Chapter 1 Basic Concepts

1.1 Introduction

It is well known that most of the phenomena that arise in mathematical physics and engineering fields can be described by partial differential equations (PDEs). In physics for example, the heat flow and the wave propagation phenomena are well described by partial differential equations [1–4]. In ecology, most population models are governed by partial differential equations [5–6].

The dispersion of a chemically reactive material is characterized by partial differential equations. In addition, most physical phenomena of fluid dynamics, quantum mechanics, electricity, plasma physics, propagation of shallow water waves, and many other models are controlled within its domain of validity by partial differential equations. Partial differential equations have become a useful tool for describing these natural phenomena of science and engineering models.

Therefore, it becomes increasingly important to be familiar with all traditional and recently developed methods for solving partial differential equations, and the implementation of these methods. However, in this text, we will restrict our analysis to solve partial differential equations along with the given conditions that characterize the initial conditions and the boundary conditions of the dependent variable [7].We fill focus our concern on deriving solutions to PDEs and not on the derivation of these equations.

In this text, our presentation will be based on applying the recent developments in this field and on applying some of the traditional methods as well. The formulation of partial differential equations and the scientific interpretation of the models will not be discussed. It is to be noted that several methods are usually used in solving PDEs.

The newly developed Adomian decomposition method and the related improvements of the modified technique and the noise terms phenomena will be effectively used. Moreover, the variational iteration method that was recently developed will be used as well. The recently developed techniques have been proved to be reliable, accurate and effective in both the analytic and the numerical purposes.

The Adomian decomposition method and the variational iteration method were formally proved to provide the solution in terms of a rapid convergent infinite series that may yield the exact solution in many cases. As will be seen in part I of this text, both methods require the use of conditions such as initial conditions. The other related modifications were shown to be powerful in that it accelerate the rapid convergence of the solution. However, some of the traditional methods, such as the separation of variables method and the method of characteristics will be applied as well.
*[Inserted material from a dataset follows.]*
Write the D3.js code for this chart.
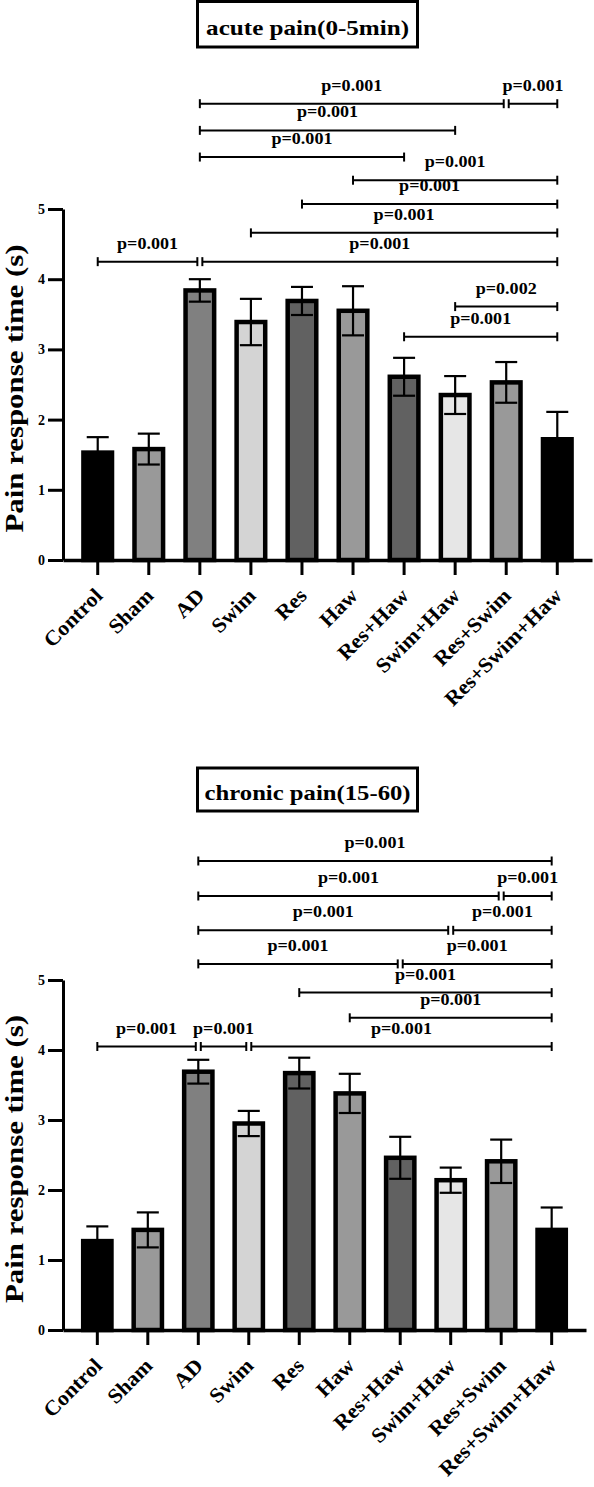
<!DOCTYPE html>
<html>
<head>
<meta charset="utf-8">
<script src="https://cdn.jsdelivr.net/npm/d3@7"></script>
<style>
  body { margin: 0; background: #fff; }
  text { font-family: "Liberation Serif", "Times New Roman", serif; font-weight: bold; fill: #000; }
</style>
</head>
<body>
<div id="chart"></div>
<script>
// groups and bar fills
const groups = ["Control", "Sham", "AD", "Swim", "Res", "Haw", "Res+Haw", "Swim+Haw", "Res+Swim", "Res+Swim+Haw"];
const fills = ["#000000", "#999999", "#808080", "#d4d4d4", "#616161", "#999999", "#616161", "#e6e6e6", "#999999", "#000000"];
const yTicks = [0, 1, 2, 3, 4, 5];

// acute pain (0-5min): mean and SD
const acuteMean = [1.53, 1.58, 3.84, 3.39, 3.69, 3.55, 2.61, 2.35, 2.53, 1.72];
const acuteErr = [0.22, 0.22, 0.16, 0.33, 0.20, 0.35, 0.27, 0.27, 0.29, 0.39];
// brackets: [from group, to group, level (s), label]
const acuteBrackets = [
  [2, 8, 6.50, "p=0.001"], [8, 9, 6.50, "p=0.001"],
  [2, 7, 6.12, "p=0.001"],
  [2, 6, 5.74, "p=0.001"],
  [5, 9, 5.41, "p=0.001"],
  [4, 9, 5.07, "p=0.001"],
  [3, 9, 4.66, "p=0.001"],
  [0, 2, 4.25, "p=0.001"], [2, 9, 4.25, "p=0.001"],
  [7, 9, 3.61, "p=0.002"],
  [6, 9, 3.18, "p=0.001"]
];

// chronic pain (15-60)
const chronicMean = [1.27, 1.43, 3.69, 2.95, 3.67, 3.38, 2.46, 2.14, 2.41, 1.43];
const chronicErr = [0.21, 0.25, 0.17, 0.18, 0.22, 0.28, 0.30, 0.18, 0.31, 0.32];
const chronicBrackets = [
  [2, 9, 6.70, "p=0.001"],
  [2, 8, 6.20, "p=0.001"], [8, 9, 6.20, "p=0.001"],
  [2, 7, 5.71, "p=0.001"], [7, 9, 5.71, "p=0.001"],
  [2, 6, 5.23, "p=0.001"], [6, 9, 5.23, "p=0.001"],
  [4, 9, 4.82, "p=0.001"],
  [5, 9, 4.46, "p=0.001"],
  [0, 2, 4.05, "p=0.001"], [2, 3, 4.05, "p=0.001"], [3, 9, 4.05, "p=0.001"]
];

const W = 594, H = 1487;

const svg = d3.select("#chart").append("svg")
    .attr("width", W).attr("height", H);

// the source font is wider than Times, so stretch texts along their baseline
function fitTo(sel, len) {
  sel.attr("textLength", len).attr("lengthAdjust", "spacingAndGlyphs");
}
function stretch(sel, k) {
  sel.each(function () {
    fitTo(d3.select(this), this.getComputedTextLength() * k);
  });
}

function drawPanel(cfg) {
  const g = svg.append("g");
  const x = d3.scaleBand().domain(groups)
      .range([63, cfg.xEnd]).paddingInner(0.44).paddingOuter(0.4);
  const y = d3.scaleLinear().domain([0, 5]).range([cfg.y0, cfg.y5]);
  const cx = i => x(groups[i]) + x.bandwidth() / 2;

  // title box
  const t = g.append("text")
      .attr("x", 307.6).attr("y", cfg.titleY)
      .attr("text-anchor", "middle")
      .style("font-size", "22px")
      .text(cfg.title);
  fitTo(t, cfg.titleW);
  g.append("rect")
      .attr("x", 197.5).attr("y", cfg.boxY)
      .attr("width", 220).attr("height", cfg.boxH)
      .attr("fill", "none").attr("stroke", "#000").attr("stroke-width", 3);

  // bars
  g.append("g").selectAll("rect")
      .data(cfg.means)
      .join("rect")
      .attr("x", (d, i) => x(groups[i]))
      .attr("width", x.bandwidth())
      .attr("y", d => y(d))
      .attr("height", d => y(0) - y(d))
      .attr("fill", (d, i) => fills[i])
      .attr("stroke", "#000")
      .attr("stroke-width", 4.5);

  // error bars
  const eb = g.append("g").attr("stroke", "#000").attr("stroke-width", 2.2);
  cfg.means.forEach((m, i) => {
    const e = cfg.errs[i];
    eb.append("line").attr("x1", cx(i)).attr("x2", cx(i)).attr("y1", y(m + e)).attr("y2", y(m - e));
    eb.append("line").attr("x1", cx(i) - 11).attr("x2", cx(i) + 11).attr("y1", y(m + e)).attr("y2", y(m + e));
    eb.append("line").attr("x1", cx(i) - 11).attr("x2", cx(i) + 11).attr("y1", y(m - e)).attr("y2", y(m - e));
  });

  // y axis
  const ya = g.append("g")
      .attr("transform", "translate(63,0)")
      .call(d3.axisLeft(y).tickValues(yTicks).tickSize(15).tickSizeOuter(0).tickPadding(3).tickFormat(d3.format("d")));
  ya.select(".domain").attr("stroke-width", 3);
  ya.selectAll(".tick line").attr("stroke-width", 3);
  ya.selectAll(".tick text").style("font-size", "14px").attr("font-family", null);

  // x axis
  const xa = g.append("g")
      .attr("transform", "translate(0," + cfg.y0 + ")")
      .call(d3.axisBottom(x).tickSize(15).tickSizeOuter(0));
  xa.select(".domain").attr("stroke-width", 3.5);
  xa.selectAll(".tick line").attr("stroke-width", 3);
  const xl = xa.selectAll(".tick text")
      .attr("x", 0).attr("y", 0).attr("dy", null)
      .attr("text-anchor", "end")
      .attr("font-family", null)
      .style("font-size", "21px")
      .attr("transform", "translate(6,37) rotate(-45)");
  // scale group labels so that "Control" is about 73px long
  const k = 73 / xl.filter(d => d === "Control").node().getComputedTextLength();
  stretch(xl, k);

  // y label
  const yl = g.append("text")
      .attr("transform", "translate(23," + (y(2.5) + 4) + ") rotate(-90)")
      .attr("text-anchor", "middle")
      .style("font-size", "26px")
      .text("Pain response time (s)");
  fitTo(yl, 288);

  // significance brackets
  const bg = g.append("g");
  cfg.brackets.forEach(b => {
    const [a, c, lvl, lab] = b;
    const sharedStart = cfg.brackets.some(o => o !== b && o[2] === lvl && o[1] === a);
    const sharedEnd = cfg.brackets.some(o => o !== b && o[2] === lvl && o[0] === c);
    const x1 = cx(a) + (sharedStart ? 2.5 : 0);
    const x2 = cx(c) - (sharedEnd ? 2.5 : 0);
    const yy = y(lvl);
    bg.append("line").attr("x1", x1).attr("x2", x2).attr("y1", yy).attr("y2", yy)
        .attr("stroke", "#000").attr("stroke-width", 2);
    [x1, x2].forEach(xx => {
      bg.append("line").attr("x1", xx).attr("x2", xx).attr("y1", yy - 4.5).attr("y2", yy + 4.5)
          .attr("stroke", "#000").attr("stroke-width", 2);
    });
    const tx = bg.append("text")
        .attr("x", (x1 + x2) / 2).attr("y", yy - 13)
        .attr("text-anchor", "middle")
        .style("font-size", "16px")
        .text(lab);
    fitTo(tx, 61);
  });
}

drawPanel({
  title: "acute pain(0-5min)", titleW: 203, titleY: 35, boxY: 1.5, boxH: 45.5,
  means: acuteMean, errs: acuteErr, brackets: acuteBrackets,
  xEnd: 592, y0: 560, y5: 209
});

drawPanel({
  title: "chronic pain(15-60)", titleW: 206, titleY: 800, boxY: 768, boxH: 43,
  means: chronicMean, errs: chronicErr, brackets: chronicBrackets,
  xEnd: 586, y0: 1330, y5: 980
});
</script>
</body>
</html>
Moreover, the other techniques, such as integral transforms, perturbation methods, numerical methods and other traditional methods, that are usually used in other texts, will not be used in this text. In Part II of this text, we will focus our work on nonlinear evolution equations that describe a variety of physical phenomena. The Hirota’s bilinear formalism and the tanh-coth method will be employed in the second part. These methods will be used to determine soliton solutions andmultiple-soliton solutions, for completely integrable equations, as well. Several well-known nonlinear evolution equations such as the KdV equation, Burgers equation, Boussinesq equation, Camassa-Holm equation, sine-Gordon equation, and many others will be investigated."